The top VC deals in the first half of 2019 were $250 million raised by Tencent Trusted Doctors; $205 million raised by Collective Health; $200 million raised by Tempus; $170 million raised by Doctolib; and $100 million raised by Health Catalyst.

In addition, the Mercom Capital Group reveals that total corporate funding in digital health companies—including VC, debt, and public market financing—set a new record for the second quarter with $3.3 billion, compared with $2.2 billion in the first quarter of this year, for a total of $5.5 billion.

While venture capital funding for digital health was strong in the first half of 2019, mergers and acquisitions activity was not. In the first half of 2019, there were a total of 91 digital health M&A transactions vs. 116 in the same period in 2018.

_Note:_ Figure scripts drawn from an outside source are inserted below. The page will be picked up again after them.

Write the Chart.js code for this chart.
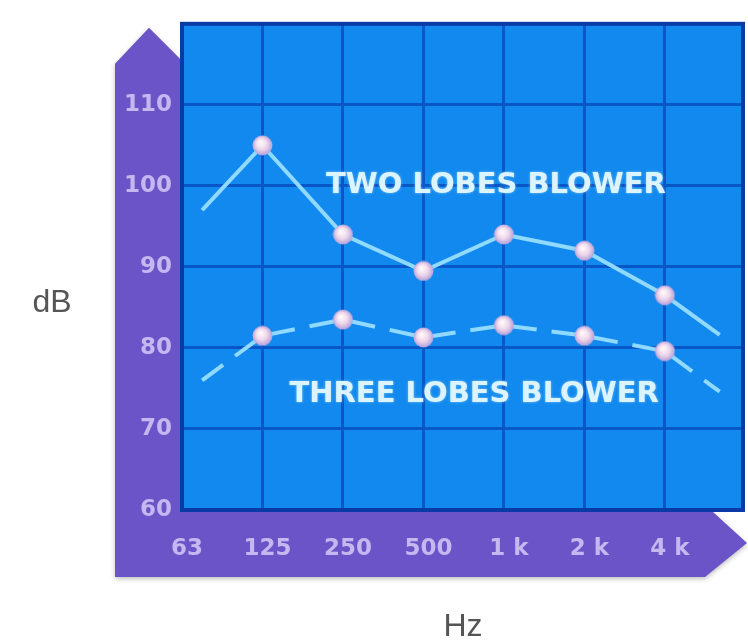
<!DOCTYPE html>
<html>
<head>
<meta charset="utf-8">
<script src="https://cdn.jsdelivr.net/npm/chart.js@4.4.1/dist/chart.umd.min.js"></script>
<style>
  html, body { margin: 0; padding: 0; background: #fff; }
  #wrap { width: 748px; height: 644px; }
</style>
</head>
<body>
<div id="wrap"><canvas id="graphique-souffleur"></canvas></div>
<script>
// Bandes d'octave : la position 0 correspond à 63 Hz (bord gauche)
const bandLabels = ["63", "125", "250", "500", "1 k", "2 k", "4 k"];
const bandPositions = [0.25, 1, 2, 3, 4, 5, 6, 6.68];
const twoLobesDb = [97, 105, 94, 89.5, 94, 92, 86.5, 81.6];
const threeLobesDb = [76, 81.5, 83.5, 81.3, 82.8, 81.5, 79.6, 74.6];
const dbTicks = [60, 70, 80, 90, 100, 110];
const seriesNames = ["TWO LOBES BLOWER", "THREE LOBES BLOWER"];
// Emplacement des étiquettes des courbes (unités des axes)
const seriesLabelX = [3.9, 3.63];
const seriesLabelY = [100, 74.3];

// Marqueur "bille" dessiné une fois
function creerBille() {
    const c = document.createElement("canvas");
    c.width = 21;
    c.height = 21;
    const ctx = c.getContext("2d");
    const g = ctx.createRadialGradient(8.5, 7.5, 1, 10.5, 10.5, 10.5);
    g.addColorStop(0, "#fff8fb");
    g.addColorStop(0.5, "#eed6ea");
    g.addColorStop(1, "#ab9cda");
    ctx.fillStyle = g;
    ctx.beginPath();
    ctx.arc(10.5, 10.5, 10, 0, Math.PI * 2);
    ctx.fill();
    return c;
}
const bille = creerBille();

const points = (valeurs) => valeurs.map((v, i) => ({x: bandPositions[i], y: v}));
const rayons = bandPositions.map((p) => Number.isInteger(p) ? 10 : 0);

// Cadre violet avec flèches + fond bleu
const cadre = {
    id: "cadre",
    beforeDraw(chart) {
        const {ctx, chartArea: a} = chart;
        ctx.save();
        ctx.shadowColor = "rgba(0,0,0,0.25)";
        ctx.shadowBlur = 5;
        ctx.shadowOffsetY = 2;
        ctx.fillStyle = "#6a54c8";
        ctx.beginPath();
        ctx.moveTo(a.left - 67, a.top + 40);
        ctx.lineTo(a.left - 33, a.top + 4);
        ctx.lineTo(a.left + 3, a.top + 40);
        ctx.lineTo(a.left + 3, a.bottom + 2);
        ctx.lineTo(a.right - 30, a.bottom + 2);
        ctx.lineTo(a.right + 4, a.bottom + 33);
        ctx.lineTo(a.right - 38, a.bottom + 67);
        ctx.lineTo(a.left - 67, a.bottom + 67);
        ctx.closePath();
        ctx.fill();
        ctx.restore();

        ctx.save();
        ctx.fillStyle = "#1189ee";
        ctx.fillRect(a.left, a.top, a.right - a.left, a.bottom - a.top);
        ctx.restore();

        ctx.save();
        ctx.fillStyle = "#555";
        ctx.font = "32px 'Liberation Sans'";
        ctx.textAlign = "center";
        ctx.textBaseline = "middle";
        ctx.fillText("dB", 52, 303);
        ctx.fillText("Hz", 463, 627);
        ctx.restore();
    },
    beforeDatasetsDraw(chart) {
        const {ctx, chartArea: a} = chart;
        ctx.save();
        ctx.strokeStyle = "#0a3aa6";
        ctx.lineWidth = 4;
        ctx.strokeRect(a.left, a.top, a.right - a.left, a.bottom - a.top);
        ctx.restore();
    },
    afterDatasetsDraw(chart) {
        const {ctx, scales} = chart;
        ctx.save();
        ctx.font = "bold 29px 'DejaVu Sans'";
        ctx.textAlign = "center";
        ctx.textBaseline = "middle";
        ctx.fillStyle = "#dcf4ff";
        ctx.shadowColor = "rgba(190,235,255,0.6)";
        ctx.shadowBlur = 3;
        for (let i = 0; i < seriesNames.length; i++) {
            ctx.fillText(seriesNames[i],
                scales.x.getPixelForValue(seriesLabelX[i]),
                scales.y.getPixelForValue(seriesLabelY[i]));
        }
        ctx.restore();
    },
};

const police = {family: "'DejaVu Sans'", size: 23, weight: "bold"};

const config = {
    type: "line",
    data: {
        datasets: [{
            label: seriesNames[0],
            data: points(twoLobesDb),
            borderColor: "#90d9ff",
            borderWidth: 4,
            pointStyle: bille,
            pointRadius: rayons,
            tension: 0,
        }, {
            label: seriesNames[1],
            data: points(threeLobesDb),
            borderColor: "#90d9ff",
            borderWidth: 4,
            borderDash: [26, 15],
            pointStyle: bille,
            pointRadius: rayons,
            tension: 0,
        }],
    },
    options: {
        responsive: true,
        maintainAspectRatio: false,
        animation: false,
        layout: {padding: {top: 18, right: 5, left: 0, bottom: 0}},
        plugins: {legend: {display: false}, tooltip: {enabled: false}},
        scales: {
            x: {
                type: "linear",
                min: 0,
                max: 6.97,
                afterFit: (s) => { s.height = 134; },
                afterBuildTicks: (s) => {
                    s.ticks = bandLabels.map((_, i) => ({value: i}));
                },
                grid: {color: "#0956c6", lineWidth: 3, drawTicks: false},
                border: {display: false},
                ticks: {
                    padding: 25,
                    labelOffset: 5,
                    color: "#c4b8f0",
                    font: police,
                    callback: (v) => bandLabels[v],
                },
            },
            y: {
                min: 60,
                max: 120,
                afterFit: (s) => { s.width = 182; },
                afterBuildTicks: (s) => {
                    s.ticks = dbTicks.concat([120]).map((v) => ({value: v}));
                },
                grid: {color: "#0956c6", lineWidth: 3, drawTicks: false},
                border: {display: false},
                ticks: {
                    padding: 10,
                    color: "#c4b8f0",
                    font: police,
                    callback: (v) => dbTicks.includes(v) ? String(v) : "",
                },
            },
        },
    },
    plugins: [cadre],
};

// eslint-disable-next-line no-undef
const graphique = new Chart(document.querySelector("#graphique-souffleur"), config);
</script>
</body>
</html>
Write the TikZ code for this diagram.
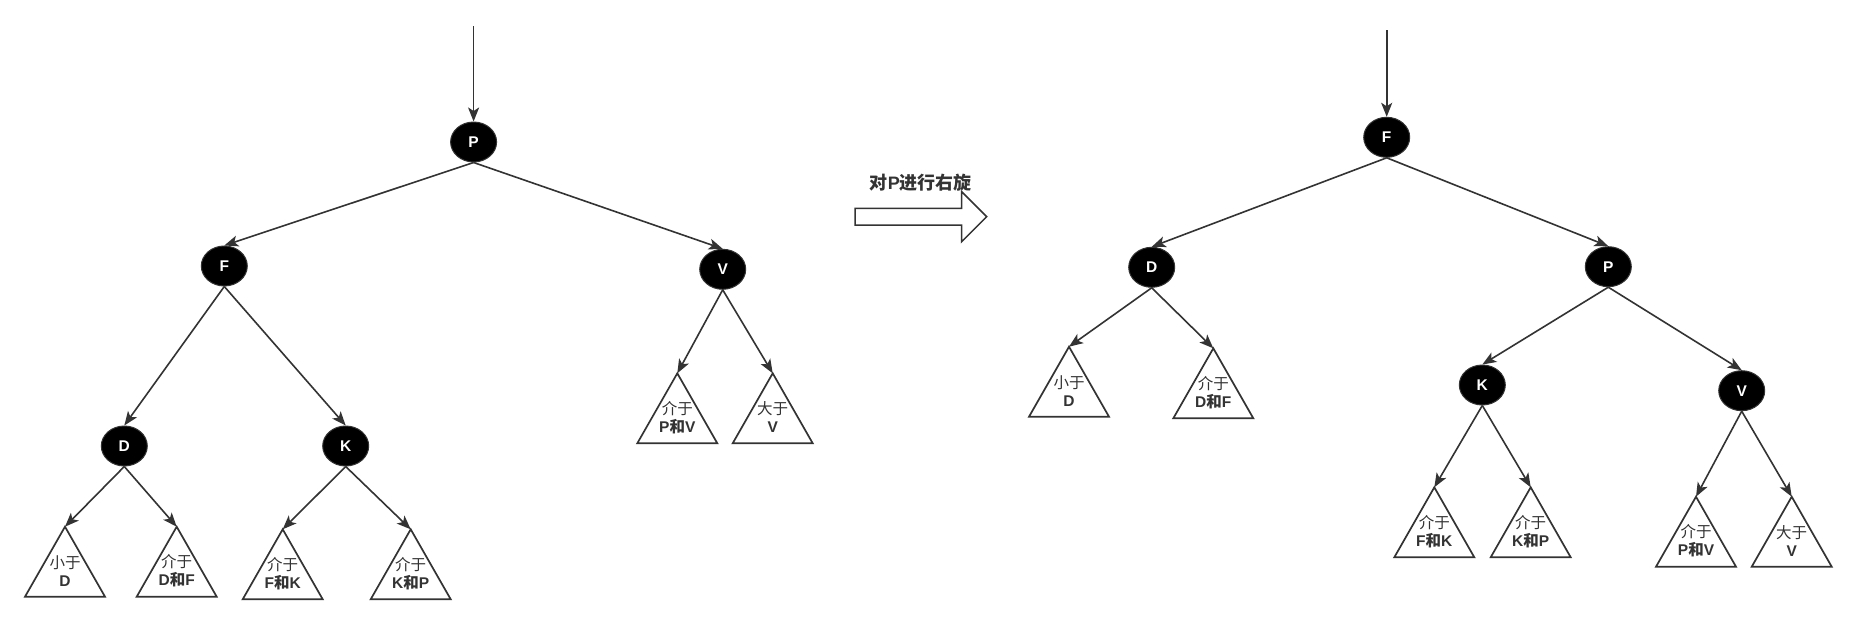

“Funding activity was robust in digital health in the first half of 2019, while M&A activity was weak,” says Raj Prabhu, CEO of Mercom Capital Group. “Weak M&A activity has not affected investment activity over past years. We are in an ‘invest first and ask questions later’ environment where investors are more worried about missing out in this hot space.

“After a long hiatus, we are seeing several digital health companies entering the IPO market in the United States,” adds Prabhu. “Successful IPOs could open the floodgates, whereas if IPOs fizzle out, it could shut the IPO exit path for many digital health companies.”